The league also will tweak its basketball tournaments. With 12 schools, only the first four teams will receive tournament byes, instead of the current five. That adds one more game to each tournament's first round every year. Rudner said the sequence of games is undetermined.

With an even number of schools, the Big Ten won't schedule any idle game dates for its teams the last two weeks of the season, Rudner said. With 11 schools at least one was idle during all game dates.

"That’s always been sort of an issue with some of our coaches," he said.

Rudner said the league will continue to work closely with television networks to provide high-profile match-ups in the best viewing window. He said men's basketball ratings increased 18 percent on ESPN and 8 percent on CBS this year.

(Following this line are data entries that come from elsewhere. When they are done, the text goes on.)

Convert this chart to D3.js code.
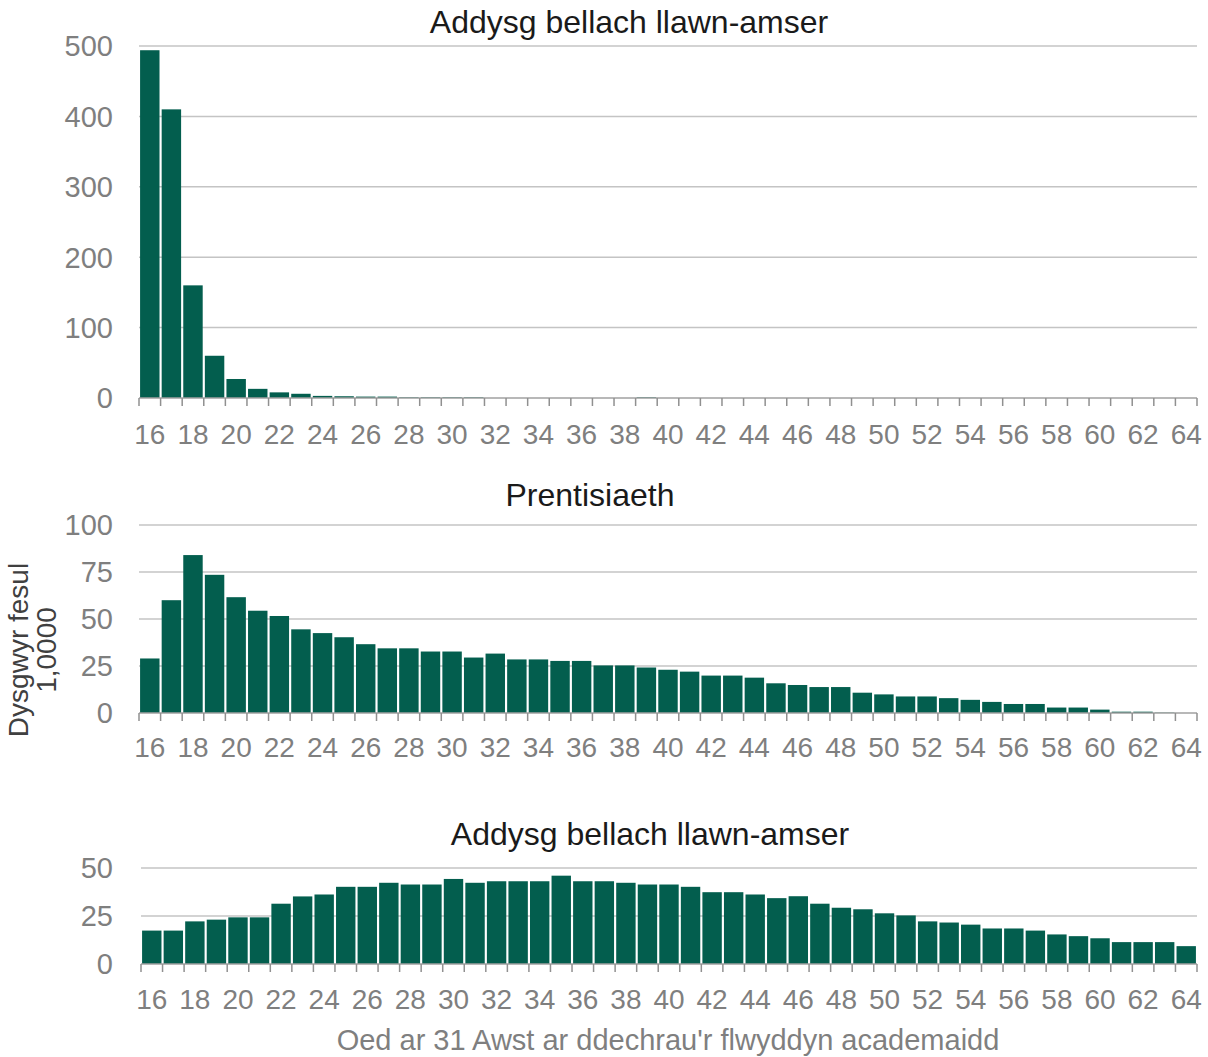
<!DOCTYPE html>
<html><head><meta charset="utf-8">
<script src="https://cdn.jsdelivr.net/npm/d3@7"></script>
<style>body{margin:0;background:#fff}svg{display:block;font-family:"Liberation Sans",Arial,sans-serif}</style>
</head><body>
<svg id="c" width="1208" height="1057"></svg>
<script>
const ages = d3.range(16, 65);
const fullTime1 = [494,410,160,60,27,13,8,6,3,2.5,2,2,1,1,1,1,0,0,0,0,0,0,0,1,0,0,0,0,0,0,0,0,0,0,0,0,0,0,0,0,0,0,0,0,0,0,0,0,0];
const apprenticeship = [29,60,84,73.5,61.6,54.4,51.6,44.5,42.5,40.3,36.6,34.4,34.4,32.7,32.7,29.5,31.6,28.5,28.5,27.7,27.7,25.3,25.3,24.2,23,22,19.9,19.9,18.8,15.8,14.9,13.8,13.8,10.8,9.9,8.8,8.8,7.9,7,5.9,4.8,4.8,2.9,2.9,1.8,0.7,0.7,0.2,0];
const fullTime2 = [17.4,17.4,22.2,23.1,24.3,24.3,31.4,35.2,36.2,40.2,40.2,42.3,41.4,41.4,44.3,42.3,43.1,43.1,43.1,46,43.1,43.1,42.3,41.4,41.4,40.2,37.4,37.4,36.2,34.3,35.3,31.4,29.3,28.5,26.4,25.3,22.2,21.6,20.5,18.5,18.5,17.4,15.4,14.5,13.4,11.4,11.4,11.4,9.3];
const titles = ["Addysg bellach llawn-amser","Prentisiaeth","Addysg bellach llawn-amser"];
const yTicks1 = [0,100,200,300,400,500];
const yTicks2 = [0,25,50,75,100];
const yTicks3 = [0,25,50];
const yLabel = ["Dysgwyr fesul","1,0000"];
const xTitle = "Oed ar 31 Awst ar ddechrau'r flwyddyn academaidd";

const svg = d3.select("#c");
const barColor = "#035e4e";
const grey = "#7f7f7f";

const panels = [
  {data: fullTime1, ticks: yTicks1, max: 500, x0: 139, x1: 1197, yTop: 46, yBot: 398, title: titles[0], tx: 629, ty: 33, lblY: 444},
  {data: apprenticeship, ticks: yTicks2, max: 100, x0: 139, x1: 1197, yTop: 525, yBot: 713, title: titles[1], tx: 590, ty: 506, lblY: 757},
  {data: fullTime2, ticks: yTicks3, max: 50, x0: 141, x1: 1197, yTop: 868, yBot: 964, title: titles[2], tx: 650, ty: 845, lblY: 1009}
];

panels.forEach(p => {
  const x = d3.scaleBand().domain(ages).range([p.x0, p.x1]).paddingInner(0.1).paddingOuter(0.05);
  const xb = d3.scaleBand().domain(ages).range([p.x0, p.x1]);
  const y = d3.scaleLinear().domain([0, p.max]).range([p.yBot, p.yTop]);
  const g = svg.append("g");
  g.selectAll("line.grid").data(p.ticks.filter(t => t > 0)).join("line")
    .attr("x1", p.x0).attr("x2", p.x1).attr("y1", d => y(d)).attr("y2", d => y(d))
    .attr("stroke", "#c4c4c4").attr("stroke-width", 1.5);
  g.selectAll("text.yl").data(p.ticks).join("text")
    .attr("x", 113).attr("y", d => y(d)).attr("dy", "0.36em")
    .attr("text-anchor", "end").attr("fill", grey).attr("font-size", 29).text(d => d);
  g.selectAll("rect").data(p.data).join("rect")
    .attr("x", (d, i) => x(ages[i])).attr("width", x.bandwidth())
    .attr("y", d => y(d)).attr("height", d => y(0) - y(d))
    .attr("fill", barColor);
  g.append("line").attr("x1", p.x0).attr("x2", p.x1).attr("y1", p.yBot).attr("y2", p.yBot)
    .attr("stroke", "#a0a0a0").attr("stroke-width", 1.5);
  const bounds = ages.map(a => xb(a)).concat([p.x1]);
  g.selectAll("line.tk").data(bounds).join("line")
    .attr("x1", d => d).attr("x2", d => d).attr("y1", p.yBot).attr("y2", p.yBot + 8)
    .attr("stroke", "#909090").attr("stroke-width", 1.5);
  g.selectAll("text.xl").data(ages.filter(a => a % 2 === 0)).join("text")
    .attr("x", d => xb(d) + xb.bandwidth() / 2).attr("y", p.lblY)
    .attr("text-anchor", "middle").attr("fill", grey).attr("font-size", 28).text(d => d);
  g.append("text").attr("x", p.tx).attr("y", p.ty).attr("text-anchor", "middle")
    .attr("fill", "#1a1a1a").attr("font-size", 32).text(p.title);
});

const yl = svg.append("text").attr("transform", "translate(28,650) rotate(-90)")
  .attr("text-anchor", "middle").attr("fill", "#404040").attr("font-size", 28);
yl.append("tspan").attr("x", 0).attr("dy", 0).text(yLabel[0]);
yl.append("tspan").attr("x", 0).attr("dy", 28).text(yLabel[1]);

svg.append("text").attr("x", 668).attr("y", 1050).attr("text-anchor", "middle")
  .attr("fill", grey).attr("font-size", 29).text(xTitle);
</script>
</body></html>
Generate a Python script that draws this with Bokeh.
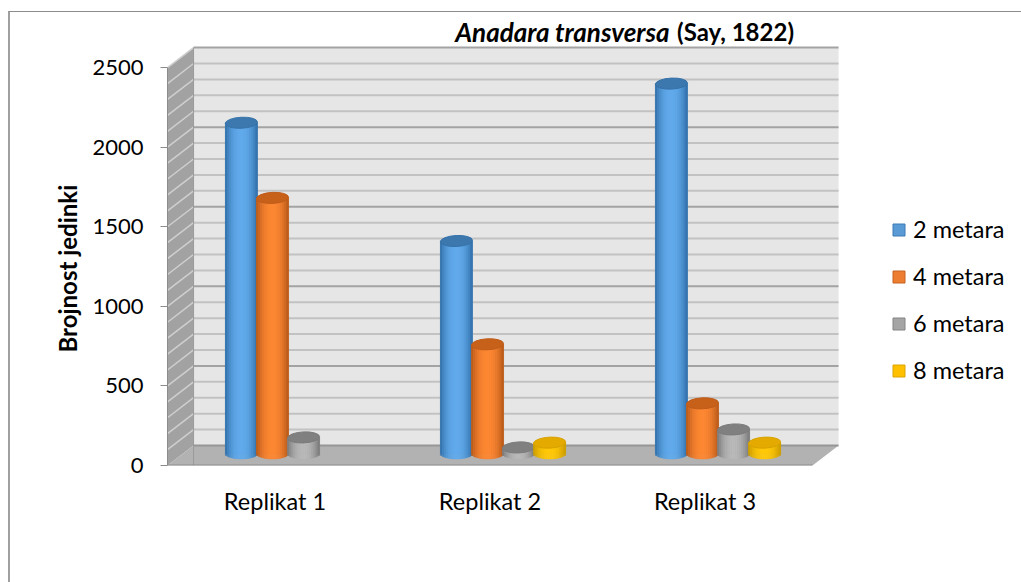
import numpy as np
from bokeh.embed import file_html
from bokeh.resources import INLINE
from bokeh.plotting import figure
from bokeh.models import (ColumnDataSource, FixedTicker, Label, Legend,
                          LegendItem, LinearAxis, Range1d, Title)

# ---- data ----
categories = ["Replikat 1", "Replikat 2", "Replikat 3"]
series_names = ["2 metara", "4 metara", "6 metara", "8 metara"]
metara_2 = [2078, 1335, 2324]
metara_4 = [1606, 686, 315]
metara_6 = [101, 38, 151]
metara_8 = [0, 68, 68]
y_ticks = [0, 500, 1000, 1500, 2000, 2500]
title_italic = "Anadara transversa"
title_plain = "(Say, 1822)"
y_title = "Brojnost jedinki"

series = [metara_2, metara_4, metara_6, metara_8]
colors = ["#5b9bd5", "#ed7d31", "#a5a5a5", "#ffc000"]
edge = ["#2f6da6", "#b4581a", "#767676", "#c99a00"]
mid = ["#62abec", "#fd8733", "#b9b9b9", "#ffc90a"]
cap = ["#3c78ad", "#c7611a", "#808080", "#e5aa00"]

# ---- layout (pixels on the page) ----
FONT = "Lato"
PX_X = 214.5      # px per category
PX_Y = 0.1588     # px per count
OX, OY = 10, 12   # where the figure's top-left corner sits on the page
FR_L, FR_R, FR_T, FR_B = 167, 1021, 13, 464
DX, DY = 26 / PX_X, 20 / PX_Y     # depth of the 3-D box, data units
BASE = 12 / PX_Y                  # cylinders stand half way into the box
BAR_DX = 31 / PX_X
BAR_A = 16 / PX_X
BAR_B = 5.5 / PX_Y
N_STRIP = 16

p = figure(width=1021 - OX, height=582 - OY, output_backend="svg", toolbar_location=None,
           x_axis_type=None, y_axis_type=None,
           x_range=Range1d(0, (FR_R - FR_L) / PX_X),
           y_range=Range1d(0, (FR_B - FR_T) / PX_Y),
           min_border_left=FR_L - OX, min_border_right=0,
           min_border_top=FR_T - OY, min_border_bottom=582 - FR_B)
p.outline_line_color = None
p.background_fill_color = None
p.border_fill_color = "white"
p.grid.visible = False
p.styles = {"position": "absolute", "left": f"{OX}px", "top": f"{OY}px",
            "border-left": "2px solid #a0a0a0", "border-top": "1px solid #8c8c8c",
            "margin-left": "-2px", "margin-top": "-1px", "box-sizing": "content-box"}


def xpx(v):
    return (v - FR_L) / PX_X


# 3-D box
W_TOP = 2500
W_R = 3.0
p.patch([DX, W_R + DX, W_R + DX, DX], [DY, DY, W_TOP + DY, W_TOP + DY],
        fill_color="#e6e6e6", line_color=None)
p.patch([0, DX, DX, 0], [0, DY, W_TOP + DY, W_TOP], fill_color="#a2a2a2", line_color=None)
p.patch([0, DX, W_R + DX, W_R], [0, DY, DY, 0], fill_color="#b2b2b2", line_color=None)

levels = list(range(100, 2600, 100))
minor = [v for v in levels if v % 500]
major = [v for v in levels if not v % 500]
for vals, col, lw in ((minor, "#c2c2c2", 2), (major, "#a3a3a3", 2)):
    ys = [v + DY for v in vals]
    p.segment([DX] * len(vals), ys, [W_R + DX] * len(vals), ys, line_color=col, line_width=lw)
    p.segment([0] * len(vals), vals, [DX] * len(vals), ys, line_color="#cfcfcf", line_width=1.5)
p.segment([DX], [DY], [W_R + DX], [DY], line_color="#969696", line_width=2)
p.segment([DX], [0], [DX], [W_TOP + DY], line_color="#9a9a9a", line_width=1)
p.segment([0], [0], [W_R], [0], line_color="#8c8c8c", line_width=2)


def mix(a, b, t):
    ca = [int(a[i:i + 2], 16) for i in (1, 3, 5)]
    cb = [int(b[i:i + 2], 16) for i in (1, 3, 5)]
    return "#%02x%02x%02x" % tuple(int(round(x + (y - x) * t)) for x, y in zip(ca, cb))


# cylinders
legend_items = []
for s, vals in enumerate(series):
    offs = (s - 1.5) * BAR_DX + DX / 2
    xc = np.array([i + 0.5 + offs for i in range(len(categories))])
    present = [(xi, v) for xi, v in zip(xc, vals) if v]
    base_r = p.vbar(x=[k[0] for k in present], width=2 * BAR_A * 0.98,
                    bottom=[BASE for k in present], top=[BASE + k[1] for k in present],
                    fill_color=colors[s], line_color=mix(edge[s], colors[s], 0.3), line_width=1)
    legend_items.append(LegendItem(label=series_names[s], renderers=[base_r]))
    left, right, bottom, top, col = [], [], [], [], []
    for k in range(N_STRIP):
        t0, t1 = -1 + 2 * k / N_STRIP, -1 + 2 * (k + 1) / N_STRIP
        tm = (t0 + t1) / 2
        shade = 1 - abs(tm) ** 2.2
        c = mix(edge[s], mid[s], shade)
        for xi, v in present:
            left.append(xi + t0 * BAR_A)
            right.append(xi + t1 * BAR_A)
            bottom.append(BASE - BAR_B * np.sqrt(1 - tm * tm))
            top.append(BASE + v)
            col.append(c)
    src = ColumnDataSource(dict(left=left, right=right, bottom=bottom, top=top, col=col))
    p.quad(left="left", right="right", bottom="bottom", top="top", fill_color="col",
           line_color="col", line_width=0.5, source=src)
    p.ellipse([k[0] for k in present], [BASE + k[1] for k in present], width=2 * BAR_A, height=2 * BAR_B,
              angle=0.05, fill_color=cap[s], line_color=mix(cap[s], edge[s], 0.5), line_width=1)

# axes
ay = LinearAxis(ticker=FixedTicker(ticks=y_ticks), bounds=(0, 2500),
                axis_line_color="#8c8c8c", major_tick_line_color="#8c8c8c",
                major_tick_in=0, major_tick_out=7, minor_tick_line_color=None,
                major_label_text_font=FONT, major_label_text_font_size="22px",
                major_label_text_color="#000000", major_label_standoff=17)
p.add_layout(ay, "left")
ax = LinearAxis(ticker=FixedTicker(ticks=[i + 0.5 for i in range(len(categories))]),
                major_label_overrides={i + 0.5: c for i, c in enumerate(categories)},
                axis_line_color=None, major_tick_line_color=None, minor_tick_line_color=None,
                major_label_text_font=FONT, major_label_text_font_size="23.5px",
                major_label_text_color="#000000", major_label_standoff=15)
p.add_layout(ax, "below")

# titles
p.add_layout(Title(text=y_title, align="left", offset=113, standoff=16, text_font=FONT,
                   text_font_style="bold", text_font_size="24px", text_color="#000000"), "left")
p.add_layout(Label(x=xpx(454), y=(464 - 31) / PX_Y, text=title_italic, text_align="left",
                   text_baseline="middle", text_font=FONT, text_font_style="bold italic",
                   text_font_size="26px", text_color="#000000"))
p.add_layout(Label(x=xpx(792), y=(464 - 31) / PX_Y, text=title_plain, text_align="right",
                   text_baseline="middle", text_font=FONT, text_font_style="bold",
                   text_font_size="24px", text_color="#000000"))

# legend
lg = Legend(items=legend_items, location=(891 - FR_L, 464 - 383), orientation="vertical",
            glyph_width=15, glyph_height=15, label_standoff=7, spacing=19,
            label_text_font=FONT, label_text_font_size="23.5px", label_text_color="#000000",
            border_line_color=None, background_fill_color=None, margin=0, padding=0,
            label_height=28)
p.add_layout(lg, "center")

open("out.html", "w").write(file_html(p, INLINE))
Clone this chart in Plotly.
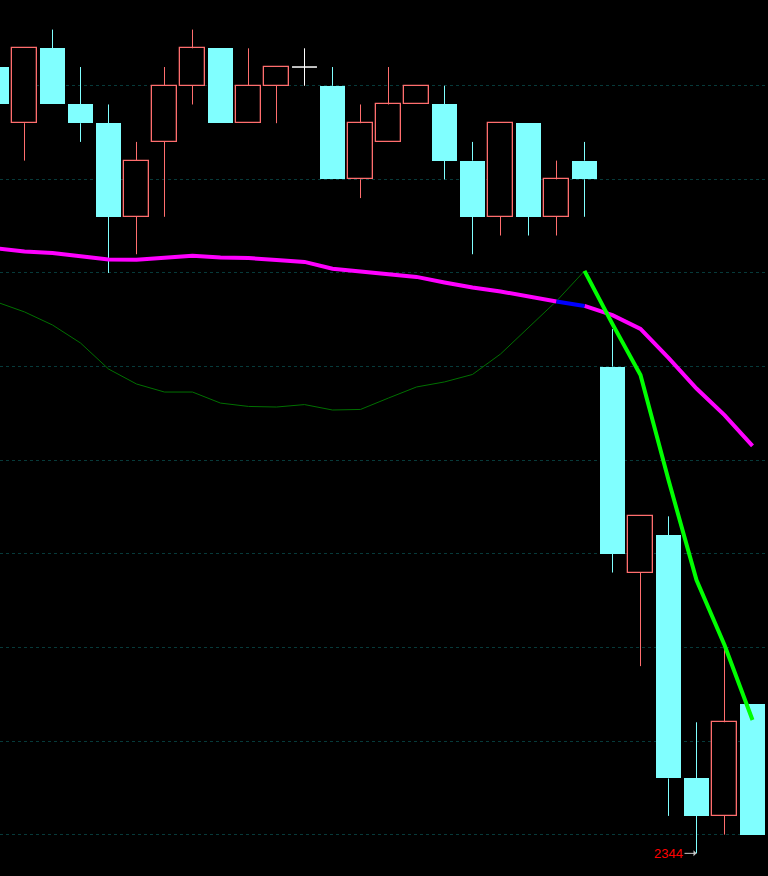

"Basketball scheduling has become a full contact sport year-round," Rudner said. "There’s so much invested in it, we have to really work hard at getting it as right as we can get it. It’s never perfect. I think if you look at our scheduling, if you talk to our coaches the last year or the last couple of years compared to where we were 20 years or 10 years ago, I think we’re in a much better place."That’s because our coaches told us take what we have and work with our TV partners and make sure our best games in the best windows because it helps awareness of Big Ten basketball," Rudner said. "I think we’ve been pretty successful at doing that. The challenge each year is to make sure we have the best games in the best windows. We do that with an eye toward making sure there’s balance to the schedule, that it’s fair to everybody and we’re doing what we have to do as far as our media agreements are concerned."